Because of snapshots, the majority of changes in Kafka clusters only appear on the UI after the next scheduled snapshot is taken. For example, if snapshots occur every 10 minutes, a new topic created in Kafka might not be visible in the UI for up to 10 minutes.
The snapshot system provides multiple configuration settings to control data collection intervals, timeouts, and resource usage. Configuration enables you to fine-tune data collection behavior. For example, more frequent snapshots provide fresher data but consume more resources, while less frequent snapshots reduce resource usage but may show older data.
Configuration levels and time format
Most snapshot settings can be configured at two levels:
-
Global settings – Apply to all clusters by default. Configured using
surveyorConfig.surveyor.*properties. -
Per-cluster overrides – Override global settings for specific clusters. Configured using
clusterConfigs.clusters[*].*properties.
Per-cluster settings take precedence over global settings, allowing you to customize behavior for individual clusters while maintaining sensible defaults for all others.
All duration and interval values throughout the snapshot configuration are specified
in ISO-8601 format. For example, PT5M for 5 minutes,
PT1H for 1 hour, and PT30S for 30 seconds.
Configuring snapshot intervals
Configure how frequently Cloudera Surveyor collects snapshots from registered Kafka clusters.
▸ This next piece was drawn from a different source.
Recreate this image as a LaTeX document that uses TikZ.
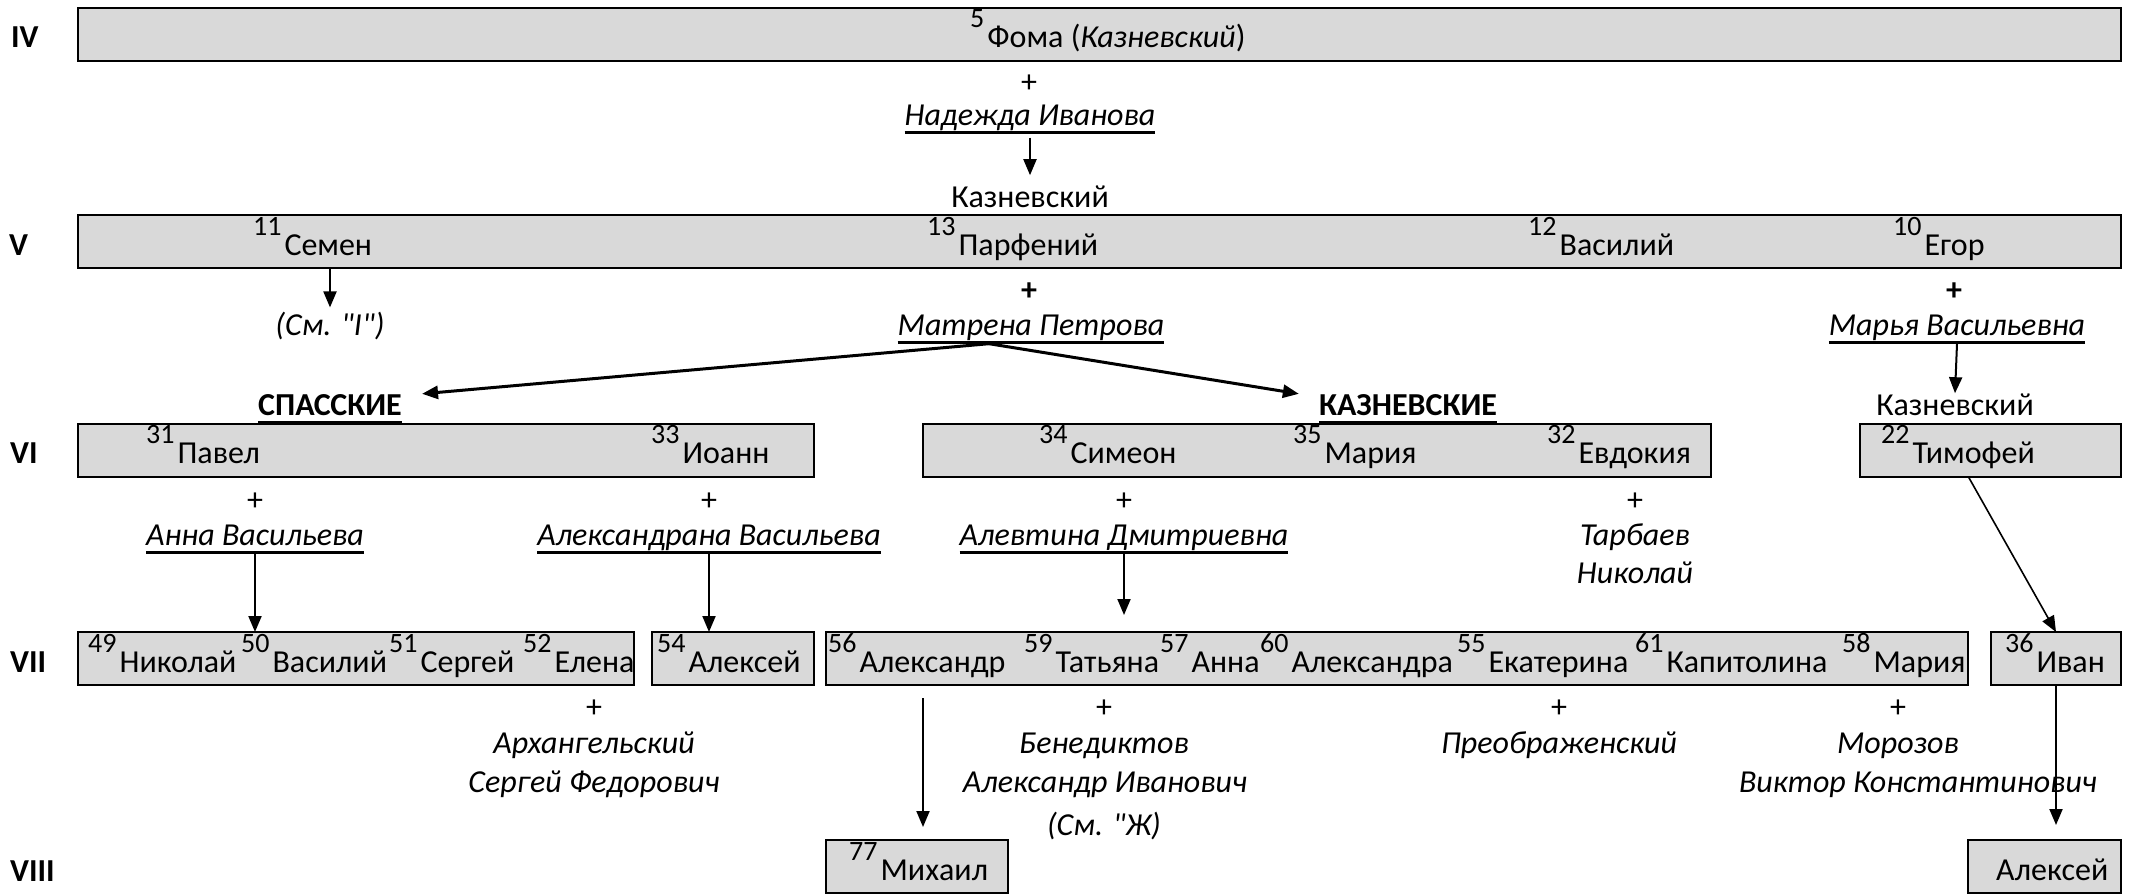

Snapshot intervals determine how frequently Cloudera Surveyor collects data from Kafka clusters. The snapshot interval has a direct effect on how fresh the data is that is presented on the UI.
Configure the snapshot interval globally for all clusters
using surveyorConfig.surveyor.globalSnapshotInterval or on a per
cluster basis using clusterConfigs.clusters[*].snapshotInterval.
High-activity clusters might benefit from more frequent snapshots, while stable
clusters can use longer intervals to reduce resource usage.
The following example configures a global snapshot interval of 10 minutes and configures per cluster overrides for a production and development cluster.
#...
surveyorConfig:
surveyor:
globalSnapshotInterval: PT10M
clusterConfigs:
clusters:
- clusterName: "production-cluster"
bootstrapServers: "prod-kafka-1:9092,prod-kafka-2:9092"
snapshotInterval: PT5M
- clusterName: "development-cluster"
bootstrapServers: "dev-kafka:9092"
snapshotInterval: PT30M
- clusterName: "staging-cluster"
bootstrapServers: "staging-kafka:9092"The
production-cluster has a decreased interval for more frequent
updates, the development-cluster has a much longer interval, while the
staging-cluster has no overrides and uses the global
default.Configuring snapshot reliability settings
Configure advanced snapshot settings to optimize reliability and performance for clusters with specific network conditions, resource constraints, or availability requirements.
Beyond basic snapshot intervals, Cloudera Surveyor provides additional properties to handle various operational scenarios. Use these settings to fine-tune snapshotting behavior. Timeouts prevent hanging on slow clusters, time-to-live (TTL) settings maintain data availability during temporary failures, and resource management settings control system load.